Разговор принял странный оборот. К несчастью, память не позволяет мне воспроизвести его Вам в подробностях. С другой стороны, являясь полнейшим профаном в вопросах археологии, я был слегка ошарашен. Подобная установка, которой ничто не предвещало, выдавала полувменяемого человека, бросающегося, как мне показалось, из стороны в сторону, вместо того чтобы наметить себе программу действий и постараться ее придерживаться. Он сыпал сведениями, а я молчал, не имея возможности возразить. О чем он только не говорил: о шумерских и хеттских текстах, о новых методах обнаружения древних поселений и датирования объектов, о парфянской глиптике,[19] о греческом происхождении кушанского[20] алфавита и всем таком прочем, пока, наконец, не заметил, что я его не слушаю. Он умолк, допил виски, и я понял, что он сейчас уйдет.

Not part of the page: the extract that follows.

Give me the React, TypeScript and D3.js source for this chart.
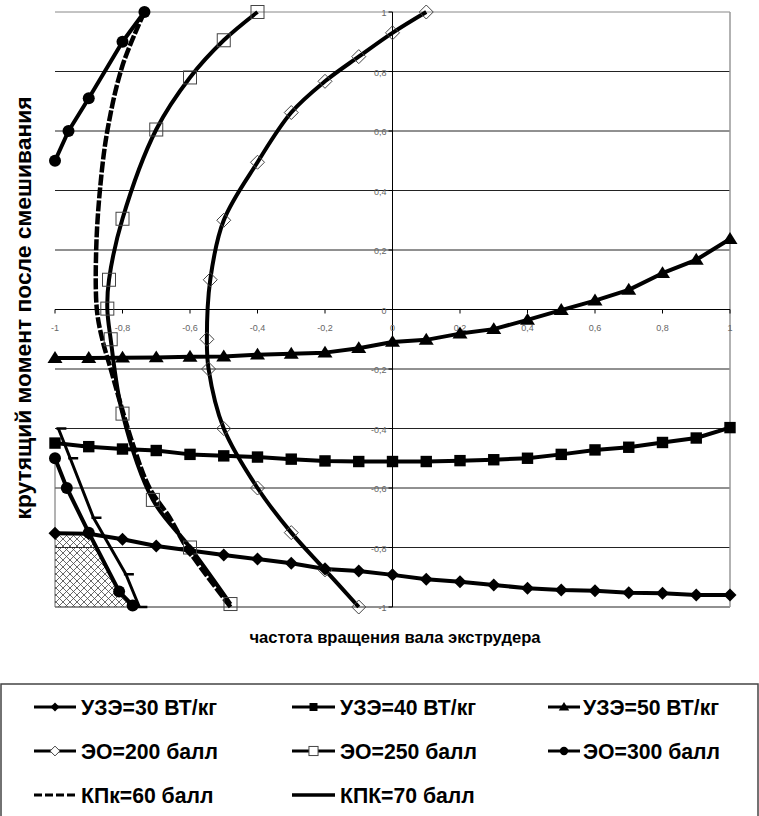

Я был просто оглоушен мешаниной из народов и цивилизаций. Я-то ничего не знал обо всех этих богах — Мардуке, Иштар и иже с ними… Вавилон, Ассирия — все это прекрасно! Но музыка, как же быть с музыкой? Помнил ли он наши вечера, как его онемевшие от холода пальцы оживали, дотронувшись до клавиш рояля? Играл ли он еще Брамса, Форе?.. «Мне опротивело все это изысканное дребезжание!» Я понял, что не только вкусы его переменились, но и музыке он теперь уделяет не слишком много места рядом со своим новым увлечением… за исключением, может быть, той, что пришла издалека… из Бали… или из чащи ведических лесов!
— Почему Азия?
Он пожал плечами, снова поудобнее уселся на диванных подушках. Ответил что-то вроде: «…потому что в Азии ничто никогда не достигает конца».
Это было не ново и неубедительно. Я чуть было не сказал ему, что не он первый отворачивался от Европы, что в каждом поколении… Рембо, Сегален[21] и т. д… Но он-то что ожидал найти посреди этих развалин, на берегах Ахерона,[22] где время оседает мельчайшими частицами, смутными наносами? Надеялся ли он успешно работать на благо другим и самому себе? Отринуть якобы агонизирующую цивилизацию, чтобы замкнуться в прошлом посреди столь же мертвых цивилизаций, казалось мне бегством, регрессом для человека, не являвшегося ученым, палеографом. Охота на тигров или слонов, на мой взгляд, была бы в его случае не столь пустой тратой времени, чем эта новая прихоть. Я, должно быть, высказал ему свою точку зрения без околичностей, с той же откровенностью, с какой раньше подчеркивал наши расхождения. Он вошел в раж.
— Тебе не понять, ты же не знаешь… Плевал я на все это, но как захватывает… пыль с мошкой набивается в рот, того и гляди, укусит скорпион, воды нет… можно прогуляться на четыре-пять тысячелетий назад… это возвращает вкус к жизни!